Conozco un pueblo que está encantado. Se llama Argusino. Es un punto con forma de garbanzo, sobre una mancha azul, en Google Maps. Creo que es la única referencia geográfica de la localidad a día de hoy, pues hace tiempo que dejó de figurar en las ediciones de la guía Repsol y similares. No obstante, Argusino, aunque invisible, existe. Yo lo he visitado. Está hecho de piedra y agua. Sus casas, sus calles, la caudalosa encina que tutelaba el atrio de la iglesia, todo eso duerme bajo uno de aquellos fetiches del progreso en tiempos de Franco: el embalse de Almendra. Imponente y latifundista. Y el que mayor sufrimiento provocó. Fue construido, en efecto, con hormigón y llanto. Tal vez por eso hay carpas allí, unos peces capaces de sobrevivir a la sal de las lágrimas.

El embalse era una enorme lámina de aluminio bajo el sol de agosto cuando lo visité. Un buitre sobrevolaba las aguas, acorraladas por los muros de la presa y un horizonte de carrascos que temblaban detrás de la canícula. Llovía fuego. Arena, hierbas agonizando de sed, despojos de piedras que en otro tiempo habían cercado huertos, una luz que cegaba y la cabeza aturdida de calor. Eso era todo. Eso y el silencio concéntrico del buitre bajo el sol implacable. El lugar transmitía una gran congoja. Lo más sobrecogedor, no obstante, era el silencio. Tardé en comprender que aquel silencio era no una ausencia de ruidos, sino la voz de los muertos.

La de los que yacían en el fondo del embalse, sepultados dos veces. La primera, por una lápida de flores y mármol. La segunda, por una plancha de hormigón que colocó Iberduero —hoy, Iberdrola— para impedir que los ataúdes navegaran sin rumbo en las aguas de Argusino. Porque a Argusino, una aldea que el progreso convirtió en la Atlántida zamorana, la anegaron para construir el embalse de Almendra. Y aunque pudo haberse evitado aquel apocalipsis, no se hizo. A sus habitantes les ofrecieron una burla más que una indemnización y los abandonaron a su suerte. Nadie los defendió. La Iglesia, dicen los afectados, la que menos. De modo que cargaron las mulas con sus biografías de colchones, de ropa, de niños, de cántaros, y aquellos labradores se convirtieron en ánimas en pena que recorrían los pueblos de la comarca buscando una segunda vida. No todos la consiguieron. Los que no se suicidaron optaron por marcharse a las grandes ciudades. Otros eligieron añorar las huertas de Argusino desde Francia, desde Alemania, desde Suiza.

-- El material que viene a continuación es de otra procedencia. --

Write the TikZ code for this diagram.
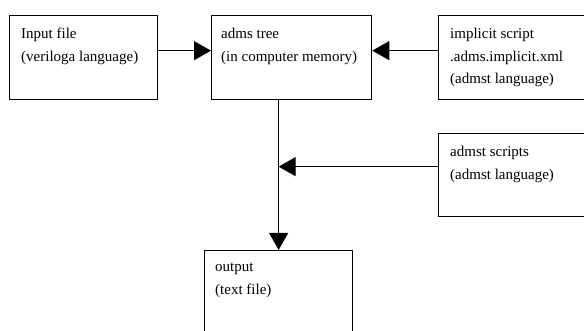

Hace más de cincuenta años de aquel éxodo. Pero por más agua que le echaron, por más que los papeles insistan en su formalismo, en su verdad ilusa, Argusino no ha muerto. Persiste como lugar de nacimiento en el DNI de sus moradores, que jamás se han marchado de allí, aunque hoy vivan en Bilbao, en Tarragona, en Madrid o en Berna. Es más, cuando bajan lo suficiente las aguas del embalse, Argusino resucita. Lo hace en las viejas vides de sus majuelos, en unas tijeras de esquilar medio desmochadas, en una quijada de burro, en unas trébedes oscuras y deformes, en un candil herrumbroso cuya luz de algas mordisquearon varias generaciones de peces.

Argusino no ha muerto. El ojo de Dios, que hoy es Google Maps, lo sitúa en la hermosa comarca de Sayago, al sur de Zamora, entre un monte de encinas y un cielo de buitres art nouveau. Allí, Argusino solo hibernaba bajo las aguas. Pacientemente, esperaba que alguien lo desencantase. Y quien lo ha hecho no ha sido un príncipe de cuento, sino los nietos de Manuel Pardal, el herrero de la aldea. Dueños de la bodega Pardal y Punto, estos jóvenes han despertado a Argusino de su letargo y lo han transformado en vino, que es el símbolo de la vida que no muere jamás. Gracias a ellos, Argusino sabe ahora a moras, a madera, al sol del atardecer en los bancales.

El tinto en cuestión, amparado en la D.O. Arribes del Duero, está elaborado con uvas autóctonas. Se expresa, por tanto, en el dialecto de los roquedales y las encinas, de las nubes y la memoria. Se llama Salsipuedes, igual que una calle de Argusino, un pueblo que cuenta ya con mil seiscientas botellas de gloria. Porque no es cierto que la única verdad sea la injusticia. Ni el olvido.